Code that draws figures
>> START
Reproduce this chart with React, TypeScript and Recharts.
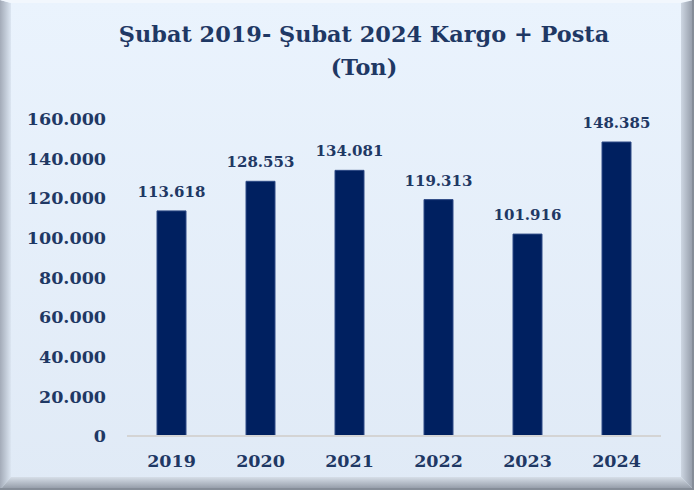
import React from 'react';
import { BarChart, Bar, XAxis, YAxis, LabelList } from 'recharts';

const years = ['2019', '2020', '2021', '2022', '2023', '2024'];
const tonnage = [113618, 128553, 134081, 119313, 101916, 148385];
const yTicks = [0, 20000, 40000, 60000, 80000, 100000, 120000, 140000, 160000];
const titleLine1 = 'Şubat 2019- Şubat 2024 Kargo + Posta';
const titleLine2 = '(Ton)';

const data = years.map((y, i) => ({ year: y, value: tonnage[i] }));

const fmt = (v: number) => String(Math.round(v)).replace(/\B(?=(\d{3})+(?!\d))/g, '.');

const FONT = '"DejaVu Serif", "Liberation Serif", serif';
const TEXT = '#1F3864';
const BAR = '#002060';

const W = 694;
const H = 490;

export default function App() {
  return (
    <div style={{ position: 'absolute', left: 0, top: 0, width: W, height: H, overflow: 'hidden', fontFamily: FONT }}>
      {/* panel */}
      <div style={{ position: 'absolute', inset: 0, background: 'linear-gradient(to bottom, #EAF3FD, #E0EAF6)' }} />
      {/* left bevel */}
      <div style={{ position: 'absolute', left: 0, top: 0, width: 11, height: H, clipPath: 'polygon(0 0, 11px 3px, 11px 477px, 0 490px)', background: 'linear-gradient(to right, #A3ABB8, #DCE6F2)' }} />
      {/* top bevel */}
      <div style={{ position: 'absolute', left: 0, top: 0, width: W, height: 3, clipPath: 'polygon(0 0, 694px 0, 681px 3px, 11px 3px)', background: '#F2F7FD' }} />
      {/* right bevel */}
      <div style={{ position: 'absolute', left: W - 13, top: 0, width: 13, height: H, clipPath: 'polygon(13px 0, 0 3px, 0 477px, 13px 490px)', background: 'linear-gradient(to right, #CDD6E2, #8D95A2)' }} />
      {/* bottom bevel */}
      <div style={{ position: 'absolute', left: 0, top: H - 13, width: W, height: 13, clipPath: 'polygon(0 13px, 11px 0, 681px 0, 694px 13px)', background: 'linear-gradient(to bottom, #D6DEE8, #8C94A0)' }} />
      {/* outer border */}
      <div style={{ position: 'absolute', inset: 0, boxSizing: 'border-box', borderRight: '2px solid #858D98', borderBottom: '2px solid #858D98' }} />

      <div style={{ position: 'absolute', left: 0, top: 18, width: 728, textAlign: 'center', color: TEXT, fontWeight: 700, fontSize: 22.4, lineHeight: '33px' }}>
        <div>{titleLine1}</div>
        <div>{titleLine2}</div>
      </div>

      <div style={{ position: 'absolute', left: 0, top: 0 }}>
        <BarChart width={W} height={H} data={data} margin={{ top: 119, right: 33, bottom: 0, left: 0 }} barSize={29}>
          <XAxis
            dataKey="year"
            height={54}
            tickLine={false}
            axisLine={{ stroke: '#D4D4D4', strokeWidth: 2 }}
            tickMargin={13}
            tick={{ fill: TEXT, fontSize: 17.5, fontWeight: 700, fontFamily: FONT }}
          />
          <YAxis
            width={127}
            domain={[0, 160000]}
            ticks={yTicks}
            interval={0}
            tickFormatter={fmt}
            axisLine={false}
            tickLine={false}
            tickMargin={15}
            tick={{ fill: TEXT, fontSize: 17.5, fontWeight: 700, fontFamily: FONT }}
          />
          <Bar dataKey="value" fill={BAR} stroke="#2E4A86" strokeWidth={1} isAnimationActive={false}>
            <LabelList
              dataKey="value"
              position="top"
              offset={14}
              formatter={(v: any) => fmt(Number(v))}
              style={{ fill: TEXT, fontSize: 15, fontWeight: 700, fontFamily: FONT }}
            />
          </Bar>
        </BarChart>
      </div>
    </div>
  );
}
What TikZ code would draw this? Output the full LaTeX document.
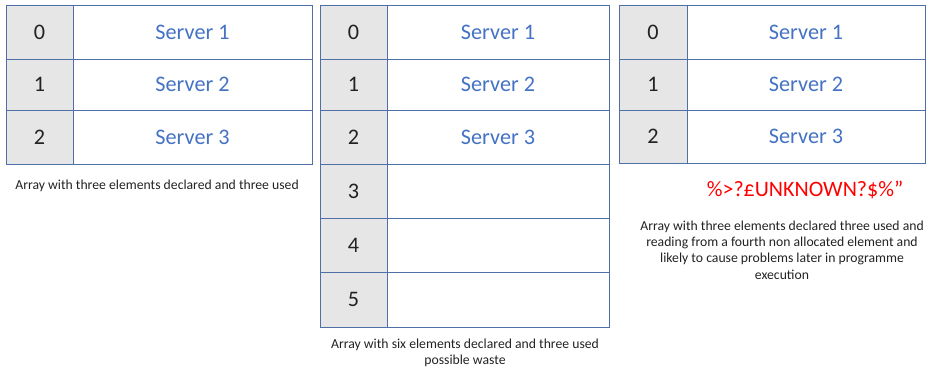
\documentclass[tikz,border=0pt]{standalone}
\usepackage{fontspec}
\setmainfont{Carlito}
\definecolor{bordc}{HTML}{4F6FA8}
\definecolor{idxfill}{HTML}{E7E6E6}
\definecolor{srvblue}{HTML}{4472C4}
\definecolor{captxtc}{HTML}{222222}
\begin{document}
\begin{tikzpicture}[x=1pt,y=-1pt,
  cell/.style={draw=bordc,line width=0.9pt,rectangle,inner sep=0pt,outer sep=0pt,anchor=north west,font=\fontsize{22.2}{25}\selectfont},
  idx/.style={cell,fill=idxfill,text=captxtc},
  val/.style={cell,fill=white,text=srvblue},
  captext/.style={font=\fontsize{13.7}{16.3}\selectfont,text=captxtc,align=center,inner sep=0pt}]
\useasboundingbox (0,0) rectangle (940,388);
% Table 1
\node[idx,minimum width=67,minimum height=54] (a0) at (6,5) {0};
\node[val,minimum width=239,minimum height=54] (av0) at (73,5) {Server 1};
\node[idx,minimum width=67,minimum height=51] (a1) at (6,59) {1};
\node[val,minimum width=239,minimum height=51] (av1) at (73,59) {Server 2};
\node[idx,minimum width=67,minimum height=54] (a2) at (6,110) {2};
\node[val,minimum width=239,minimum height=54] (av2) at (73,110) {Server 3};
\node[captext] (capa) at (157,186) {Array with three elements declared and three used};
% Table 2
\node[idx,minimum width=67,minimum height=54] (b0) at (320,5) {0};
\node[val,minimum width=222,minimum height=54] (bv0) at (387,5) {Server 1};
\node[idx,minimum width=67,minimum height=51] (b1) at (320,59) {1};
\node[val,minimum width=222,minimum height=51] (bv1) at (387,59) {Server 2};
\node[idx,minimum width=67,minimum height=54] (b2) at (320,110) {2};
\node[val,minimum width=222,minimum height=54] (bv2) at (387,110) {Server 3};
\node[idx,minimum width=67,minimum height=54] (b3) at (320,164) {3};
\node[val,minimum width=222,minimum height=54] (bv3) at (387,164) {};
\node[idx,minimum width=67,minimum height=54] (b4) at (320,218) {4};
\node[val,minimum width=222,minimum height=54] (bv4) at (387,218) {};
\node[idx,minimum width=67,minimum height=55] (b5) at (320,272) {5};
\node[val,minimum width=222,minimum height=55] (bv5) at (387,272) {};
\node[captext] (capb) at (465,352.5) {Array with six elements declared and three used\\possible waste};
% Table 3
\node[idx,minimum width=68,minimum height=54] (c0) at (619,5) {0};
\node[val,minimum width=238,minimum height=54] (cv0) at (687,5) {Server 1};
\node[idx,minimum width=68,minimum height=51] (c1) at (619,59) {1};
\node[val,minimum width=238,minimum height=51] (cv1) at (687,59) {Server 2};
\node[idx,minimum width=68,minimum height=53] (c2) at (619,110) {2};
\node[val,minimum width=238,minimum height=53] (cv2) at (687,110) {Server 3};
\node[text=red,font=\fontsize{22}{25}\selectfont,inner sep=0pt] (unk) at (805,190) {\%>?£UNKNOWN?\$\%”};
\node[captext] (capcc) at (782,250) {Array with three elements declared three used and\\reading from a fourth non allocated element and\\likely to cause problems later in programme\\execution};
\end{tikzpicture}
\end{document}
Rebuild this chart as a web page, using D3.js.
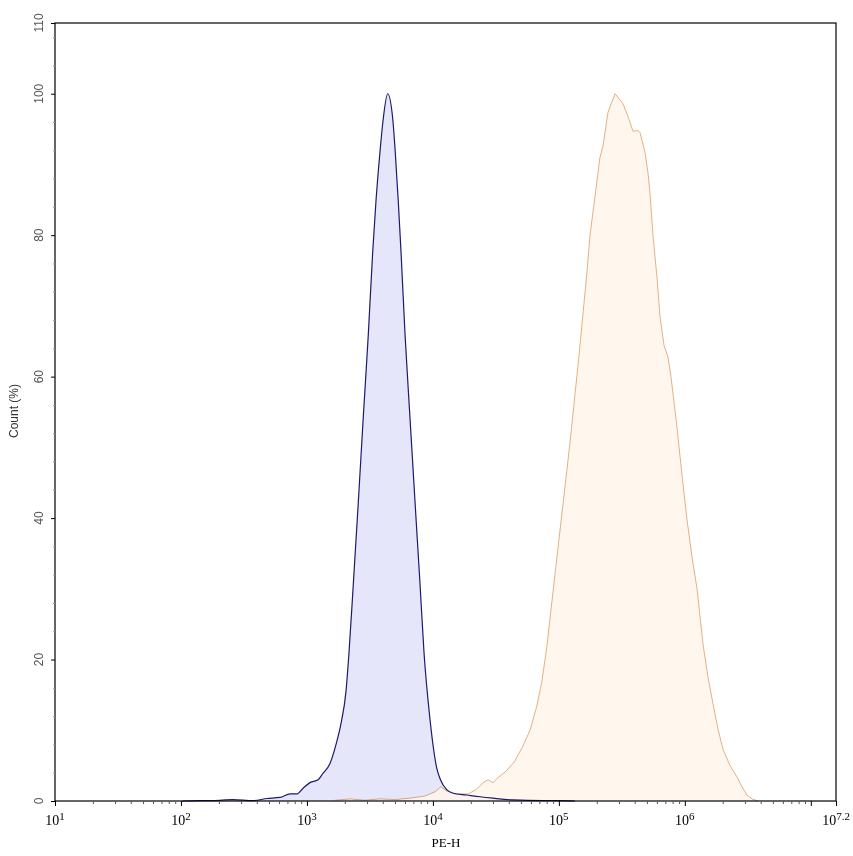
<!DOCTYPE html>
<html>
<head>
<meta charset="utf-8">
<script src="https://cdn.jsdelivr.net/npm/d3@7"></script>
<style>
  html, body { margin: 0; padding: 0; background: #fff; }
  svg { display: block; }
</style>
</head>
<body>
<svg id="chart" width="853" height="856"></svg>
<script>
// ---- data (x as log10 of PE-H intensity, y as Count %) ----
const blueExp = [2.008, 2.151, 2.31, 2.413, 2.572, 2.683, 2.786, 2.866, 2.921, 2.969, 3.024, 3.088, 3.127, 3.183, 3.231, 3.271, 3.31, 3.334, 3.368, 3.408, 3.447, 3.487, 3.522, 3.548, 3.580, 3.606, 3.641, 3.681, 3.701, 3.725, 3.747, 3.779, 3.818, 3.858, 3.898, 3.929, 3.976, 4.030, 4.06, 4.109, 4.162, 4.268, 4.374, 4.477, 4.636, 4.874, 5.009, 5.128];
const blueCount = [0, 0.05, 0.1, 0.2, 0.05, 0.35, 0.5, 1.0, 1.0, 1.8, 2.6, 3.0, 3.9, 5.3, 8, 11, 15.5, 21, 30.6, 42.3, 54.2, 65.9, 77.6, 84.8, 91.8, 96.5, 100, 96.5, 91.8, 84.8, 77.6, 65.9, 54.2, 42.3, 30.6, 21.1, 11.7, 4.7, 3.0, 1.6, 1.1, 0.85, 0.6, 0.4, 0.15, 0.05, 0.05, 0];

const orangeExp = [3.223, 3.342, 3.461, 3.580, 3.699, 3.818, 3.937, 4.017, 4.064, 4.112, 4.175, 4.279, 4.342, 4.398, 4.437, 4.477, 4.517, 4.580, 4.644, 4.707, 4.771, 4.826, 4.866, 4.906, 4.937, 4.969, 5.001, 5.033, 5.065, 5.096, 5.128, 5.160, 5.192, 5.224, 5.247, 5.287, 5.326, 5.350, 5.390, 5.446, 5.509, 5.549, 5.588, 5.628, 5.644, 5.684, 5.707, 5.723, 5.747, 5.779, 5.803, 5.835, 5.866, 5.890, 5.938, 5.978, 6.017, 6.057, 6.097, 6.144, 6.184, 6.223, 6.263, 6.303, 6.359, 6.414, 6.454, 6.493, 6.533, 6.581];
const orangeCount = [0.1, 0.3, 0.1, 0.3, 0.2, 0.4, 0.7, 1.3, 2.0, 1.4, 1.0, 1.0, 1.6, 2.6, 3.0, 2.6, 3.3, 4.2, 5.5, 7.5, 10, 13.5, 17, 22, 27, 32, 37, 42, 47, 52, 57.5, 63, 69, 75, 80, 85.5, 91, 92.6, 97.4, 100, 98.6, 96.8, 94.7, 94.8, 94.5, 91.7, 88.9, 86, 80, 74, 68.5, 64.4, 62.8, 60, 52.8, 46, 39.8, 34.5, 30, 22.2, 17.5, 13.8, 10.2, 7.3, 5, 3.4, 2, 0.85, 0.3, 0];

const xMajorExp = [1, 2, 3, 4, 5, 6, 7.2];
const xMajorLabel = ["1", "2", "3", "4", "5", "6", "7.2"];
const yMajorTicks = [0, 20, 40, 60, 80, 100, 110];
const yMinorTicks = [4, 8, 12, 16, 24, 28, 32, 36, 44, 48, 52, 56, 64, 68, 72, 76, 84, 88, 92, 96, 104, 108];
const xTitle = "PE-H";
const yTitle = "Count (%)";

// ---- layout ----
const L = 55, R = 836, T = 23, B = 801;
const svg = d3.select("#chart");

const x = d3.scaleLog().domain([10, Math.pow(10, 7.2)]).range([L, R]);
const y = d3.scaleLinear().domain([0, 110]).range([B, T]);

const toPts = (ex, cnt) => ex.map((e, i) => ({ v: Math.pow(10, e), c: cnt[i] }));
const bluePts = toPts(blueExp, blueCount);
const orangePts = toPts(orangeExp, orangeCount);

const areaSmooth = d3.area().x(d => x(d.v)).y0(y(0)).y1(d => y(d.c)).curve(d3.curveMonotoneX);
const lineSmooth = d3.line().x(d => x(d.v)).y(d => y(d.c)).curve(d3.curveMonotoneX);
const areaLin = d3.area().x(d => x(d.v)).y0(y(0)).y1(d => y(d.c)).curve(d3.curveLinear);
const lineLin = d3.line().x(d => x(d.v)).y(d => y(d.c)).curve(d3.curveLinear);

// fills
svg.append("path").datum(bluePts).attr("d", areaSmooth).attr("fill", "#e6e6fb");
svg.append("path").datum(orangePts).attr("d", areaLin).attr("fill", "#fff5eb").attr("fill-opacity", 0.85);
// lines
svg.append("path").datum(orangePts).attr("d", lineLin).attr("fill", "none")
  .attr("stroke", "#e3b489").attr("stroke-width", 1).style("mix-blend-mode", "multiply");
svg.append("path").datum(bluePts).attr("d", lineSmooth).attr("fill", "none")
  .attr("stroke", "#1b1b6b").attr("stroke-width", 1.2);

// frame
svg.append("rect").attr("x", L).attr("y", T).attr("width", R - L).attr("height", B - T)
  .attr("fill", "none").attr("stroke", "#000").attr("stroke-width", 1.2);

// y axis ticks
const yAxisMajor = d3.axisLeft(y).tickValues(yMajorTicks).tickSize(4).tickFormat("");
const gy = svg.append("g").attr("transform", `translate(${L},0)`).call(yAxisMajor);
gy.select(".domain").remove();
gy.selectAll("line").attr("stroke", "#000");
const yAxisMinor = d3.axisLeft(y).tickValues(yMinorTicks).tickSize(2).tickFormat("");
const gym = svg.append("g").attr("transform", `translate(${L},0)`).call(yAxisMinor);
gym.select(".domain").remove();
gym.selectAll("line").attr("stroke", "#999");

svg.append("g").selectAll("text").data(yMajorTicks).join("text")
  .attr("transform", d => `translate(43,${y(d)}) rotate(-90)`)
  .attr("text-anchor", "middle")
  .attr("font-family", "Arial, 'Liberation Sans', sans-serif")
  .attr("font-size", 12).attr("fill", "#555")
  .text(d => d);

// x axis ticks
const xMinor = [];
for (let d = 1; d <= 7; d++) for (let k = 2; k <= 9; k++) {
  const v = k * Math.pow(10, d);
  if (v < Math.pow(10, 7.2)) xMinor.push(v);
}
const xMajorVals = xMajorExp.map(e => Math.pow(10, e)).concat([1e7]);
const gx = svg.append("g").attr("transform", `translate(0,${B})`)
  .call(d3.axisBottom(x).tickValues(xMajorVals).tickSize(5).tickFormat(""));
gx.select(".domain").remove();
gx.selectAll("line").attr("stroke", "#000");
const gxm = svg.append("g").attr("transform", `translate(0,${B})`)
  .call(d3.axisBottom(x).tickValues(xMinor).tickSize(3).tickFormat(""));
gxm.select(".domain").remove();
gxm.selectAll("line").attr("stroke", "#555");

const xl = svg.append("g").selectAll("text").data(xMajorExp).join("text")
  .attr("x", d => x(Math.pow(10, d)))
  .attr("y", 825)
  .attr("text-anchor", "middle")
  .attr("font-family", "'Liberation Serif', 'Times New Roman', serif")
  .attr("font-size", 14).attr("fill", "#000");
xl.append("tspan").text("10");
xl.append("tspan").attr("dy", -5).attr("font-size", 11).text((d, i) => xMajorLabel[i]);

// titles
svg.append("text").attr("x", 446).attr("y", 847).attr("text-anchor", "middle")
  .attr("font-family", "'Liberation Serif', 'Times New Roman', serif")
  .attr("font-size", 13).attr("fill", "#000").text(xTitle);
svg.append("text").attr("transform", "translate(18,411) rotate(-90)").attr("text-anchor", "middle")
  .attr("font-family", "Arial, 'Liberation Sans', sans-serif")
  .attr("font-size", 12).attr("fill", "#333").text(yTitle);
</script>
</body>
</html>
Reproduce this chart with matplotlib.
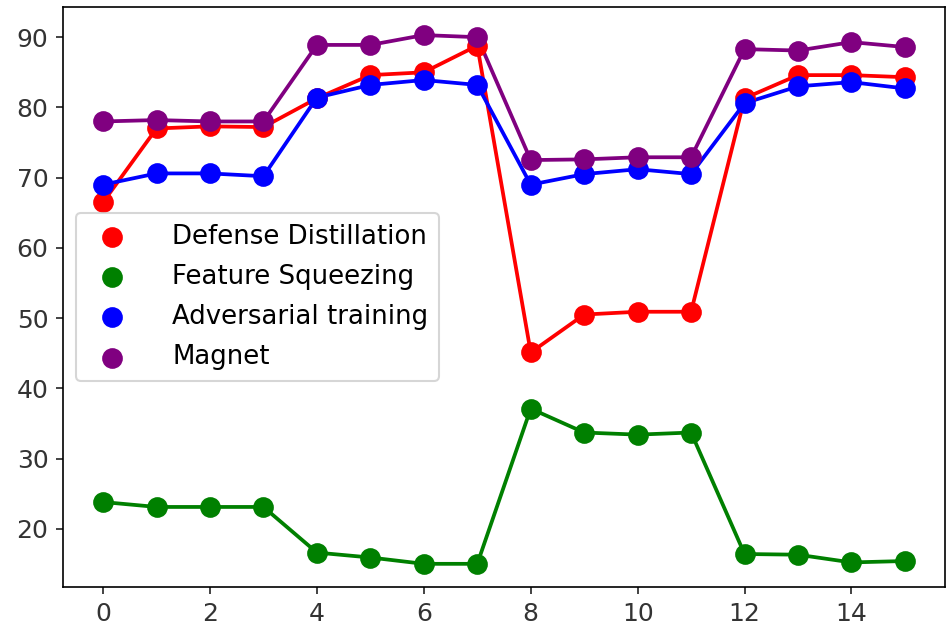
import matplotlib
matplotlib.use("Agg")
import matplotlib.pyplot as plt
import numpy as np

x = list(range(16))
defense_distillation = [66.5, 77.0, 77.3, 77.2, 81.3, 84.6, 85.0, 88.8,
                        45.1, 50.5, 50.9, 50.9, 81.3, 84.6, 84.6, 84.3]
feature_squeezing = [23.8, 23.1, 23.1, 23.1, 16.6, 15.9, 15.0, 15.0,
                     37.1, 33.7, 33.4, 33.7, 16.4, 16.3, 15.2, 15.4]
adversarial_training = [69.0, 70.6, 70.6, 70.2, 81.4, 83.2, 83.9, 83.2,
                        69.0, 70.5, 71.2, 70.5, 80.6, 83.0, 83.6, 82.7]
magnet = [78.0, 78.2, 78.0, 78.0, 88.9, 88.9, 90.3, 90.0,
          72.5, 72.6, 72.9, 72.9, 88.3, 88.1, 89.3, 88.6]

series = [
    ("Defense Distillation", defense_distillation, "red"),
    ("Feature Squeezing", feature_squeezing, "green"),
    ("Adversarial training", adversarial_training, "blue"),
    ("Magnet", magnet, "purple"),
]

dpi = 150
fig = plt.figure(figsize=(947 / dpi, 635 / dpi), dpi=dpi)
ax = fig.add_axes([63 / 947, 1 - 587 / 635, (945 - 63) / 947, (587 - 7) / 635])

for label, vals, color in series:
    ax.scatter(x, vals, color=color, s=80, label=label, zorder=3)
    ax.plot(x, vals, color=color, linewidth=1.8, zorder=2)

ax.set_xticks([0, 2, 4, 6, 8, 10, 12, 14])
ax.set_yticks([20, 30, 40, 50, 60, 70, 80, 90])
ax.set_xlim(-0.75, 15.75)
ax.set_ylim(11.7, 94.3)
ax.tick_params(labelsize=12, colors="#222222", labelcolor="#333333")
ax.legend(loc="center left", fontsize=12.5, handletextpad=1.3, labelspacing=0.55)

fig.savefig("out.png", dpi=dpi)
>> END
The lines from the top of the data above through the one holding "const H = 490;" are to be repeated exactly, and only those, with no pictures.

Reproduce this chart with React, TypeScript and Recharts.
import React from 'react';
import { BarChart, Bar, XAxis, YAxis, LabelList } from 'recharts';

const years = ['2019', '2020', '2021', '2022', '2023', '2024'];
const tonnage = [113618, 128553, 134081, 119313, 101916, 148385];
const yTicks = [0, 20000, 40000, 60000, 80000, 100000, 120000, 140000, 160000];
const titleLine1 = 'Şubat 2019- Şubat 2024 Kargo + Posta';
const titleLine2 = '(Ton)';

const data = years.map((y, i) => ({ year: y, value: tonnage[i] }));

const fmt = (v: number) => String(Math.round(v)).replace(/\B(?=(\d{3})+(?!\d))/g, '.');

const FONT = '"DejaVu Serif", "Liberation Serif", serif';
const TEXT = '#1F3864';
const BAR = '#002060';

const W = 694;
const H = 490;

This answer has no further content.